Ivan Borgo – um dos mais completos cronistas do Espírito Santo –, referindo-se ao Politeama no texto Telas (in Novas Crônicas de Roberto Mazzini) dá-nos o seguinte flahsback memorial: “Prosaicos baleiros oferecem balas e doces como se fosse possível que eles descessem pela garganta ante a expectativa de assistir dali a pouco o drama de caubói e à série da sessão-colosso das segundas-feiras. A campainha parou de soar. Vai ter início a sessão.”

Pelo visto, a estridência da famosa campainha repercutiu vida afora na memória auditiva de Ivan como na de muitos frequentadores do velho Politeama.

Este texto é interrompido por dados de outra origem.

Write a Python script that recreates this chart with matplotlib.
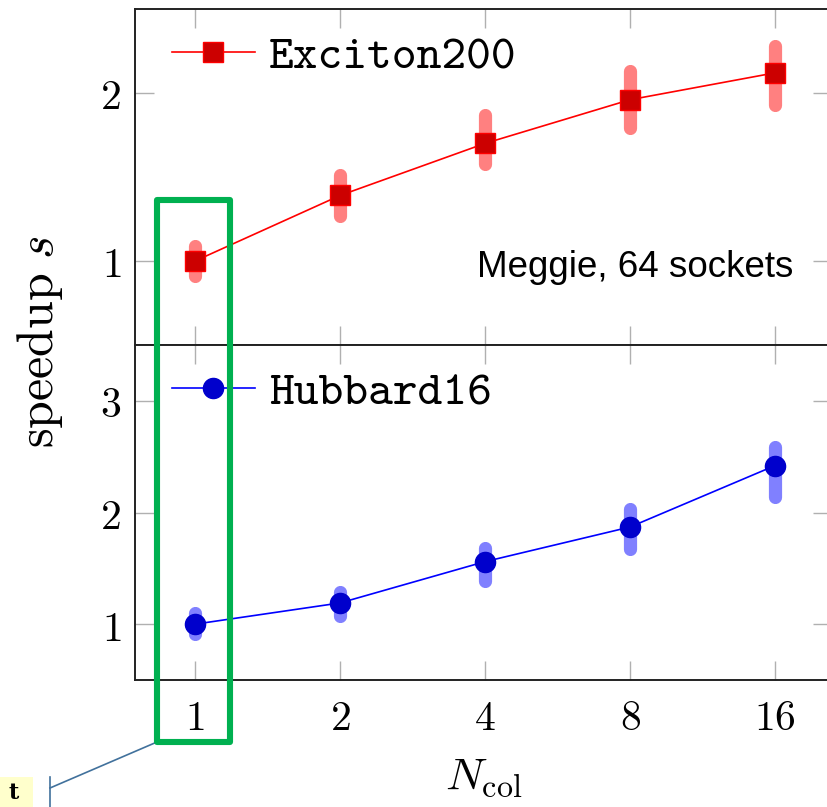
import os
import numpy as np
import matplotlib
matplotlib.use("Agg")
import matplotlib.pyplot as plt
from matplotlib.patches import Rectangle
from matplotlib.lines import Line2D
from matplotlib.font_manager import FontProperties

plt.rcParams['mathtext.fontset'] = 'cm'

# ---------------- data ----------------
ncol = [1, 2, 4, 8, 16]

exciton_speedup = [1.00, 1.39, 1.70, 1.96, 2.12]
exciton_lo = [0.91, 1.27, 1.58, 1.79, 1.93]
exciton_hi = [1.09, 1.51, 1.87, 2.13, 2.28]

hubbard_speedup = [1.00, 1.19, 1.56, 1.87, 2.42]
hubbard_lo = [0.91, 1.07, 1.39, 1.67, 2.14]
hubbard_hi = [1.10, 1.29, 1.68, 2.03, 2.59]

xtick_labels = [r'$1$', r'$2$', r'$4$', r'$8$', r'$16$']
top_yticks = [1, 2]
bot_yticks = [1, 2, 3]

# ---------------- figure ----------------
W, H = 828, 807
fig = plt.figure(figsize=(W / 100, H / 100), dpi=100)

def fx(x):
    return x / W

def fy(y):
    return 1 - y / H

cmtt_path = os.path.join(matplotlib.get_data_path(), 'fonts', 'ttf', 'cmtt10.ttf')
if os.path.exists(cmtt_path):
    tt_prop = FontProperties(fname=cmtt_path, size=34)
else:
    tt_prop = FontProperties(family='Liberation Mono', size=30)

ax_left = 135
ax_right = 832
ax_top = fig.add_axes([fx(ax_left), fy(345), (ax_right - ax_left) / W, (345 - 9) / H])
ax_bot = fig.add_axes([fx(ax_left), fy(680), (ax_right - ax_left) / W, (680 - 345) / H])

tick_fs = 30

def style_axes(ax, yticks, ylim, show_xlabels):
    ax.set_xscale('log', base=2)
    ax.set_xlim(2 ** -0.414, 2 ** 4.393)
    ax.set_ylim(*ylim)
    ax.set_xticks(ncol)
    ax.xaxis.set_minor_locator(matplotlib.ticker.NullLocator())
    ax.set_yticks(yticks)
    ax.set_yticklabels([r'$%d$' % v for v in yticks], fontsize=tick_fs)
    if show_xlabels:
        ax.set_xticklabels(xtick_labels, fontsize=tick_fs)
    else:
        ax.set_xticklabels([])
    ax.tick_params(axis='both', which='major', direction='in', length=14,
                   width=1.0, color='#b0b0b0', top=True, right=True,
                   labelcolor='black')
    ax.tick_params(axis='x', pad=12)
    ax.tick_params(axis='y', pad=10)
    for s in ax.spines.values():
        s.set_linewidth(1.4)
        s.set_color('#222222')
    ax.spines['right'].set_visible(False)

def draw_series(ax, y, lo, hi, line_c, face_c, bar_c, marker, ms, label):
    vl = ax.vlines(ncol, lo, hi, colors=bar_c, linewidth=9.5, zorder=2)
    vl.set_capstyle('round')
    ax.plot(ncol, y, color=line_c, linewidth=1.2, marker=marker, markersize=ms,
            markerfacecolor=face_c, markeredgecolor=line_c if marker == 's' else face_c,
            markeredgewidth=1.0, zorder=3, label=label)
    ax.legend(loc='center left', bbox_to_anchor=((172 - ax_left) / (ax_right - ax_left), 0.855),
              frameon=False, borderpad=0, borderaxespad=0, handlelength=1.75,
              handletextpad=0.3, prop=tt_prop)

draw_series(ax_top, exciton_speedup, exciton_lo, exciton_hi,
            '#ff0000', '#cc0000', '#ff8080', 's', 14, 'Exciton200')
draw_series(ax_bot, hubbard_speedup, hubbard_lo, hubbard_hi,
            '#0000ff', '#0000cc', '#8080ff', 'o', 14.5, 'Hubbard16')

style_axes(ax_top, top_yticks, (0.5, 2.5), False)
style_axes(ax_bot, bot_yticks, (0.5, 3.5), True)

ax_top.text(0.945, 0.232, 'Meggie, 64 sockets', transform=ax_top.transAxes,
            ha='right', va='center', fontsize=26.5, family='Liberation Sans')

ax_bot.set_xlabel(r'$N_{\mathrm{col}}$', fontsize=33, labelpad=12)
fig.text(fx(40), fy(342), r'$\mathrm{speedup}\ s$', rotation=90, fontsize=36,
         ha='center', va='center')

# ---------------- annotation overlay ----------------
green = '#00b050'
rect = Rectangle((fx(157), fy(742)), (230 - 157) / W, (742 - 200) / H,
                 transform=fig.transFigure, fill=False, edgecolor=green,
                 linewidth=4.4, joinstyle='round', zorder=10)
fig.add_artist(rect)

conn = '#41719c'
fig.add_artist(Line2D([fx(157), fx(50)], [fy(742), fy(788)], transform=fig.transFigure,
                      color=conn, linewidth=1.2, zorder=9))
fig.add_artist(Line2D([fx(50), fx(50)], [fy(777), fy(810)], transform=fig.transFigure,
                      color=conn, linewidth=1.2, zorder=9))
fig.add_artist(Rectangle((fx(0), fy(810)), 33 / W, 33 / H, transform=fig.transFigure,
                         facecolor='#ffffcc', edgecolor='none', zorder=8))
fig.text(fx(14), fy(804), 't', fontsize=16, fontweight='bold', family='DejaVu Serif',
         ha='center', va='bottom', zorder=11)

fig.savefig('out.png', dpi=100)
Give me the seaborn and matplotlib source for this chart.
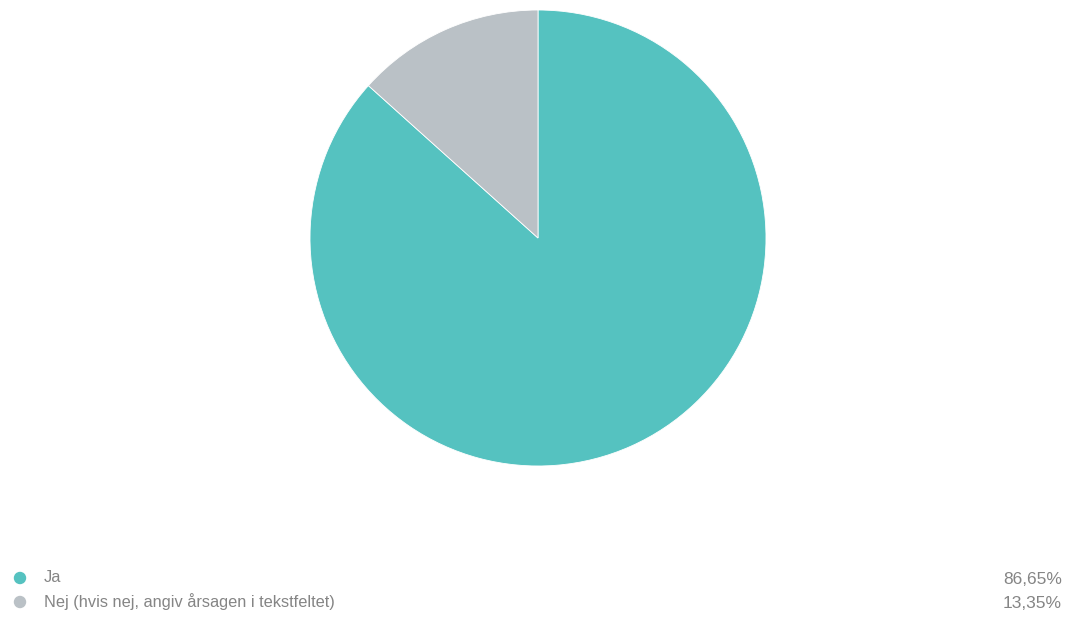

Hoje, passadas tantas décadas, não tenho dúvida de que o Politeama foi, no estrito sentido do termo, o mais democrático dos cinemas de Vitória. Um ceitil a mais cobrado no preço da entrada, fosse ou não nas populares sessões-colossos, redundaria no afastamento do público das suas dependências. Haja vista o que aconteceu com o genial Noel Rosa que, vindo em 1934 em turnê para se apresentar em Vitória, conheceu fracasso total atribuído ao alto preço cobrado para o ingresso no... Politema! (vide Rogério Coimbra, in Noel Rosa em Vitória, site Estação Capixaba).

Da minha parte, acredito que tenha também pesado no insucesso de Noel, e de seus companheiros sambistas, o fato de que o Politeama nasceu para ser cinema, nada mais do que cinema, e não para receber shows artísticos, ainda que contassem com a participação do incomparável criador do “Com que roupa?”

Noel Rosa não seria, portanto, exceção na história da sacolejante diligência que, simbolicamente, o próprio Politeama não deixou de ser!